Once the pictures are set aside, transcribe the remaining data exactly.
===============
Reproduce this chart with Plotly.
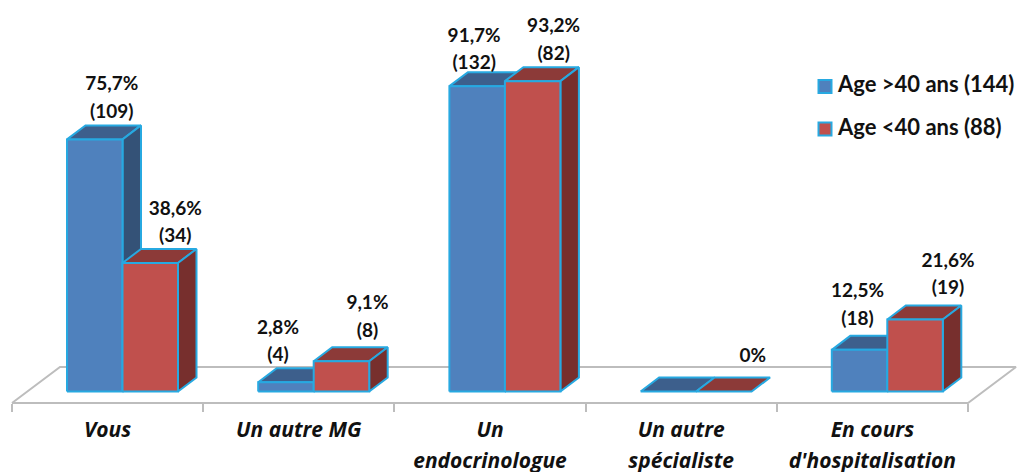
import plotly.graph_objects as go

categories = ["Vous", "Un autre MG", "Un endocrinologue", "Un autre spécialiste", "En cours d'hospitalisation"]
label_line1 = ["Vous", "Un autre MG", "Un", "Un autre", "En cours"]
label_line2 = ["", "", "endocrinologue", "spécialiste", "d'hospitalisation"]

series_names = ["Age >40 ans (144)", "Age <40 ans (88)"]
age_over_40 = [75.7, 2.8, 91.7, 0, 12.5]
age_under_40 = [38.6, 9.1, 93.2, 0, 21.6]
pct_text_over_40 = ["75,7%", "2,8%", "91,7%", "", "12,5%"]
pct_text_under_40 = ["38,6%", "9,1%", "93,2%", "0%", "21,6%"]
count_text_over_40 = ["(109)", "(4)", "(132)", "", "(18)"]
count_text_under_40 = ["(34)", "(8)", "(82)", "", "(19)"]

WIDTH, HEIGHT = 1018, 472
X0, CAT_W = 12, 191.2   # pixel of first tick, pixels per category
Y0, PCT_H = 391.5, 3.33  # pixel of value 0, pixels per %


def ux(px):
    return px / CAT_W


def uy(px):
    return px / PCT_H


def page_x(px):
    return ux(px - X0)


def page_y(py):
    return uy(Y0 - py)


BAR_W = ux(55.5)
BAR_START = ux(55)
DEPTH_X = ux(18.5)
DEPTH_Y = uy(14)

EDGE = "#27A9E1"
GREY = "#bdbdbd"
TEXT = "#111111"

# label nudges in pixels, relative to the front face of the bar (Excel labels were moved by hand)
nudge_over = [(17, 54, 26), (-8, 53, 26), (-3, 49, 22), (0, 0, 0), (-2, 58, 30)]
nudge_under = [(25, 53, 26), (26, 57, 29), (21, 54, 26), (29, 34, 34), (33, 57, 30)]

fig = go.Figure()


def poly(xs, ys, fill, width=2):
    fig.add_trace(go.Scatter(x=xs, y=ys, mode="lines", fill="toself", fillcolor=fill,
                             line=dict(color=EDGE, width=width), showlegend=False, hoverinfo="skip"))


def add_bar(left, value, front, top, side):
    right = left + BAR_W
    poly([left, left + DEPTH_X, right + DEPTH_X, right, left],
         [value, value + DEPTH_Y, value + DEPTH_Y, value, value], top)
    if value > 0:
        poly([right, right + DEPTH_X, right + DEPTH_X, right, right],
             [0, DEPTH_Y, value + DEPTH_Y, value, 0], side)
        poly([left, right, right, left, left], [0, 0, value, value, 0], front)


# floor of the 3D chart
n = len(categories)
floor_front = page_y(403)
floor_back = page_y(367)
fig.add_trace(go.Scatter(
    x=[0, ux(48), n + ux(48), n, 0],
    y=[floor_front, floor_back, floor_back, floor_front, floor_front],
    mode="lines", line=dict(color=GREY, width=2), showlegend=False, hoverinfo="skip"))

for i in range(n):
    left = i + BAR_START
    add_bar(left, age_over_40[i], "#4F81BD", "#3D5F8C", "#345277")
    add_bar(left + BAR_W, age_under_40[i], "#C0504D", "#8C3A38", "#772F2D")

# legend drawn by hand, the native one cannot sit the text this close to the swatch
legend_font = dict(family="Lato", size=22, color=TEXT, weight="bold")
for name, colour, py in zip(series_names, ["#4F81BD", "#C0504D"], [86.5, 129]):
    fig.add_trace(go.Scatter(x=[page_x(825)], y=[page_y(py)], mode="markers",
                             marker=dict(symbol="square", size=13, color=colour, line=dict(color=EDGE, width=2)),
                             showlegend=False, hoverinfo="skip"))
    fig.add_trace(go.Scatter(x=[page_x(838)], y=[page_y(py)], mode="text", text=[name],
                             textposition="middle right", textfont=legend_font,
                             showlegend=False, hoverinfo="skip"))

# data labels, one text trace per line
lab_x, lab_y, lab_t = [], [], []
for i in range(n):
    left = i + BAR_START
    for pos, val, pct, cnt, nudge in [
        (left, age_over_40[i], pct_text_over_40[i], count_text_over_40[i], nudge_over[i]),
        (left + BAR_W, age_under_40[i], pct_text_under_40[i], count_text_under_40[i], nudge_under[i]),
    ]:
        cx = pos + BAR_W / 2 + ux(nudge[0])
        if pct:
            lab_x.append(cx)
            lab_y.append(val + uy(nudge[1]))
            lab_t.append(pct)
        if cnt:
            lab_x.append(cx)
            lab_y.append(val + uy(nudge[2]))
            lab_t.append(cnt)
fig.add_trace(go.Scatter(x=lab_x, y=lab_y, mode="text", text=lab_t, textposition="middle center",
                         textfont=dict(family="Lato", size=19, color=TEXT, weight="bold"),
                         showlegend=False, hoverinfo="skip"))

# category labels: second lines sit further down than a normal line break
cat_font = dict(family="Open Sans", size=21, color=TEXT, weight="bold", style="italic")
fig.add_trace(go.Scatter(x=[i + 0.5 for i in range(n)], y=[page_y(432)] * n, mode="text", text=label_line1,
                         textposition="middle center", textfont=cat_font, showlegend=False, hoverinfo="skip"))
fig.add_trace(go.Scatter(x=[i + 0.5 for i in range(n)], y=[page_y(463)] * n, mode="text", text=label_line2,
                         textposition="middle center", textfont=cat_font, showlegend=False, hoverinfo="skip"))

fig.update_layout(
    width=WIDTH, height=HEIGHT,
    margin=dict(l=0, r=0, t=0, b=0),
    paper_bgcolor="white", plot_bgcolor="white",
    showlegend=False,
    xaxis=dict(range=[page_x(0), page_x(WIDTH)], visible=True, showgrid=False, zeroline=False,
               showticklabels=False, tickmode="array", tickvals=list(range(n + 1)), ticks="outside",
               ticklen=8, tickwidth=2, tickcolor=GREY, showline=False,
               anchor="free", position=(HEIGHT - 403) / HEIGHT),
    yaxis=dict(range=[page_y(HEIGHT), page_y(0)], visible=False),
)

# the page's default body margin would push the whole chart 8px in
fig.write_html("out.html", config={"displayModeBar": False},
               post_script="document.body.style.margin='0';")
===============
**Reply**.
Reproduce this chart with Plotly.
import plotly.graph_objects as go

categories = ["Vous", "Un autre MG", "Un endocrinologue", "Un autre spécialiste", "En cours d'hospitalisation"]
label_line1 = ["Vous", "Un autre MG", "Un", "Un autre", "En cours"]
label_line2 = ["", "", "endocrinologue", "spécialiste", "d'hospitalisation"]

series_names = ["Age >40 ans (144)", "Age <40 ans (88)"]
age_over_40 = [75.7, 2.8, 91.7, 0, 12.5]
age_under_40 = [38.6, 9.1, 93.2, 0, 21.6]
pct_text_over_40 = ["75,7%", "2,8%", "91,7%", "", "12,5%"]
pct_text_under_40 = ["38,6%", "9,1%", "93,2%", "0%", "21,6%"]
count_text_over_40 = ["(109)", "(4)", "(132)", "", "(18)"]
count_text_under_40 = ["(34)", "(8)", "(82)", "", "(19)"]

WIDTH, HEIGHT = 1018, 472
X0, CAT_W = 12, 191.2   # pixel of first tick, pixels per category
Y0, PCT_H = 391.5, 3.33  # pixel of value 0, pixels per %


def ux(px):
    return px / CAT_W


def uy(px):
    return px / PCT_H


def page_x(px):
    return ux(px - X0)


def page_y(py):
    return uy(Y0 - py)


BAR_W = ux(55.5)
BAR_START = ux(55)
DEPTH_X = ux(18.5)
DEPTH_Y = uy(14)

EDGE = "#27A9E1"
GREY = "#bdbdbd"
TEXT = "#111111"

# label nudges in pixels, relative to the front face of the bar (Excel labels were moved by hand)
nudge_over = [(17, 54, 26), (-8, 53, 26), (-3, 49, 22), (0, 0, 0), (-2, 58, 30)]
nudge_under = [(25, 53, 26), (26, 57, 29), (21, 54, 26), (29, 34, 34), (33, 57, 30)]

fig = go.Figure()


def poly(xs, ys, fill, width=2):
    fig.add_trace(go.Scatter(x=xs, y=ys, mode="lines", fill="toself", fillcolor=fill,
                             line=dict(color=EDGE, width=width), showlegend=False, hoverinfo="skip"))


def add_bar(left, value, front, top, side):
    right = left + BAR_W
    poly([left, left + DEPTH_X, right + DEPTH_X, right, left],
         [value, value + DEPTH_Y, value + DEPTH_Y, value, value], top)
    if value > 0:
        poly([right, right + DEPTH_X, right + DEPTH_X, right, right],
             [0, DEPTH_Y, value + DEPTH_Y, value, 0], side)
        poly([left, right, right, left, left], [0, 0, value, value, 0], front)


# floor of the 3D chart
n = len(categories)
floor_front = page_y(403)
floor_back = page_y(367)
fig.add_trace(go.Scatter(
    x=[0, ux(48), n + ux(48), n, 0],
    y=[floor_front, floor_back, floor_back, floor_front, floor_front],
    mode="lines", line=dict(color=GREY, width=2), showlegend=False, hoverinfo="skip"))

for i in range(n):
    left = i + BAR_START
    add_bar(left, age_over_40[i], "#4F81BD", "#3D5F8C", "#345277")
    add_bar(left + BAR_W, age_under_40[i], "#C0504D", "#8C3A38", "#772F2D")

# legend drawn by hand, the native one cannot sit the text this close to the swatch
legend_font = dict(family="Lato", size=22, color=TEXT, weight="bold")
for name, colour, py in zip(series_names, ["#4F81BD", "#C0504D"], [86.5, 129]):
    fig.add_trace(go.Scatter(x=[page_x(825)], y=[page_y(py)], mode="markers",
                             marker=dict(symbol="square", size=13, color=colour, line=dict(color=EDGE, width=2)),
                             showlegend=False, hoverinfo="skip"))
    fig.add_trace(go.Scatter(x=[page_x(838)], y=[page_y(py)], mode="text", text=[name],
                             textposition="middle right", textfont=legend_font,
                             showlegend=False, hoverinfo="skip"))

# data labels, one text trace per line
lab_x, lab_y, lab_t = [], [], []
for i in range(n):
    left = i + BAR_START
    for pos, val, pct, cnt, nudge in [
        (left, age_over_40[i], pct_text_over_40[i], count_text_over_40[i], nudge_over[i]),
        (left + BAR_W, age_under_40[i], pct_text_under_40[i], count_text_under_40[i], nudge_under[i]),
    ]:
        cx = pos + BAR_W / 2 + ux(nudge[0])
        if pct:
            lab_x.append(cx)
            lab_y.append(val + uy(nudge[1]))
            lab_t.append(pct)
        if cnt:
            lab_x.append(cx)
            lab_y.append(val + uy(nudge[2]))
            lab_t.append(cnt)
fig.add_trace(go.Scatter(x=lab_x, y=lab_y, mode="text", text=lab_t, textposition="middle center",
                         textfont=dict(family="Lato", size=19, color=TEXT, weight="bold"),
                         showlegend=False, hoverinfo="skip"))

# category labels: second lines sit further down than a normal line break
cat_font = dict(family="Open Sans", size=21, color=TEXT, weight="bold", style="italic")
fig.add_trace(go.Scatter(x=[i + 0.5 for i in range(n)], y=[page_y(432)] * n, mode="text", text=label_line1,
                         textposition="middle center", textfont=cat_font, showlegend=False, hoverinfo="skip"))
fig.add_trace(go.Scatter(x=[i + 0.5 for i in range(n)], y=[page_y(463)] * n, mode="text", text=label_line2,
                         textposition="middle center", textfont=cat_font, showlegend=False, hoverinfo="skip"))

fig.update_layout(
    width=WIDTH, height=HEIGHT,
    margin=dict(l=0, r=0, t=0, b=0),
    paper_bgcolor="white", plot_bgcolor="white",
    showlegend=False,
    xaxis=dict(range=[page_x(0), page_x(WIDTH)], visible=True, showgrid=False, zeroline=False,
               showticklabels=False, tickmode="array", tickvals=list(range(n + 1)), ticks="outside",
               ticklen=8, tickwidth=2, tickcolor=GREY, showline=False,
               anchor="free", position=(HEIGHT - 403) / HEIGHT),
    yaxis=dict(range=[page_y(HEIGHT), page_y(0)], visible=False),
)

# the page's default body margin would push the whole chart 8px in
fig.write_html("out.html", config={"displayModeBar": False},
               post_script="document.body.style.margin='0';")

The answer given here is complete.